WORK TO COMPLETE:
Leave the pictures out and quote every line from the start of the listing to the line with "W, H = 1056, 601", inclusive.

INFORMATION SUPPLIED:
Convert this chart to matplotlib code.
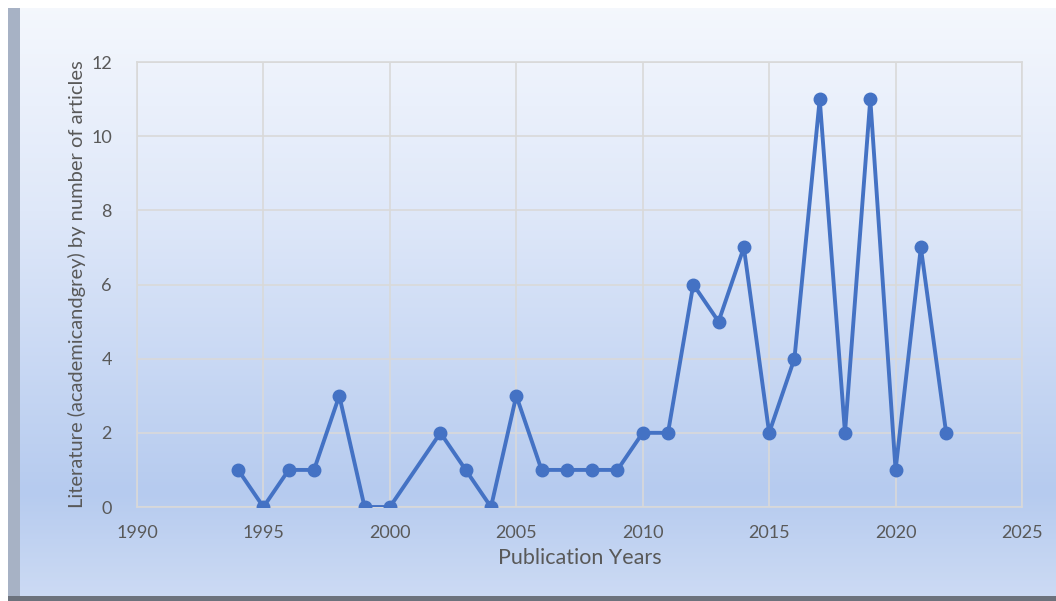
import numpy as np
import matplotlib.pyplot as plt
from matplotlib.colors import LinearSegmentedColormap
from matplotlib.patches import Rectangle

# Data
years = [1994, 1995, 1996, 1997, 1998, 1999, 2000, 2002, 2003, 2004, 2005,
         2006, 2007, 2008, 2009, 2010, 2011, 2012, 2013, 2014, 2015, 2016,
         2017, 2018, 2019, 2020, 2021, 2022]
articles = [1, 0, 1, 1, 3, 0, 0, 2, 1, 0, 3,
            1, 1, 1, 1, 2, 2, 6, 5, 7, 2, 4,
            11, 2, 11, 1, 7, 2]
x_ticks = [1990, 1995, 2000, 2005, 2010, 2015, 2020, 2025]
y_ticks = [0, 2, 4, 6, 8, 10, 12]

plt.rcParams['font.family'] = ['Lato', 'DejaVu Sans']

fig = plt.figure(figsize=(10.56, 6.01), dpi=100)
W, H = 1056, 601

# gradient background
bg = fig.add_axes([0, 0, 1, 1], zorder=-2)
bg.set_axis_off()
cmap = LinearSegmentedColormap.from_list(
    "bgrad", [(0.0, "#f5f8fd"), (0.35, "#dfe8f9"), (0.82, "#b6cbef"), (1.0, "#cddbf4")])
grad = np.linspace(0, 1, 256).reshape(-1, 1)
bg.imshow(grad, aspect="auto", cmap=cmap, extent=[0, 1, 0, 1], origin="upper")
bg.set_xlim(0, 1)
bg.set_ylim(0, 1)
# white top and left margins, gray frame strips
bg.add_patch(Rectangle((0, 1 - 8 / H), 1, 8 / H, color="white", lw=0))
bg.add_patch(Rectangle((0, 0), 8 / W, 1, color="white", lw=0))
bg.add_patch(Rectangle((8 / W, 0), 12 / W, 1 - 8 / H, color="#a7b2c5", lw=0))
bg.add_patch(Rectangle((8 / W, 0), 1, 5 / H, color="#6c727c", lw=0))

ax = fig.add_axes([137 / W, 1 - 507 / H, (1022 - 137) / W, (507 - 62) / H])
ax.patch.set_alpha(0)
ax.plot(years, articles, color="#4472c4", lw=2.8, marker="o", markersize=9,
        zorder=3, solid_joinstyle="round")

ax.set_xlim(1990, 2025)
ax.set_ylim(0, 12)
ax.set_xticks(x_ticks)
ax.set_yticks(y_ticks)
ax.grid(True, color="#d9d9d9", lw=1.2)
for s in ax.spines.values():
    s.set_color("#d9d9d9")
    s.set_linewidth(1.2)
ax.tick_params(length=0, labelsize=13, labelcolor="#595959")
ax.tick_params(axis="x", pad=13)
ax.tick_params(axis="y", pad=18)

ax.set_xlabel("Publication Years", fontsize=15.5, color="#595959", labelpad=5)
ax.set_ylabel("Literature (academicandgrey) by number of articles",
              fontsize=14.5, color="#595959", labelpad=4)

fig.savefig("out.png", dpi=100)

THE OUTPUT:
Convert this chart to matplotlib code.
import numpy as np
import matplotlib.pyplot as plt
from matplotlib.colors import LinearSegmentedColormap
from matplotlib.patches import Rectangle

# Data
years = [1994, 1995, 1996, 1997, 1998, 1999, 2000, 2002, 2003, 2004, 2005,
         2006, 2007, 2008, 2009, 2010, 2011, 2012, 2013, 2014, 2015, 2016,
         2017, 2018, 2019, 2020, 2021, 2022]
articles = [1, 0, 1, 1, 3, 0, 0, 2, 1, 0, 3,
            1, 1, 1, 1, 2, 2, 6, 5, 7, 2, 4,
            11, 2, 11, 1, 7, 2]
x_ticks = [1990, 1995, 2000, 2005, 2010, 2015, 2020, 2025]
y_ticks = [0, 2, 4, 6, 8, 10, 12]

plt.rcParams['font.family'] = ['Lato', 'DejaVu Sans']

fig = plt.figure(figsize=(10.56, 6.01), dpi=100)
W, H = 1056, 601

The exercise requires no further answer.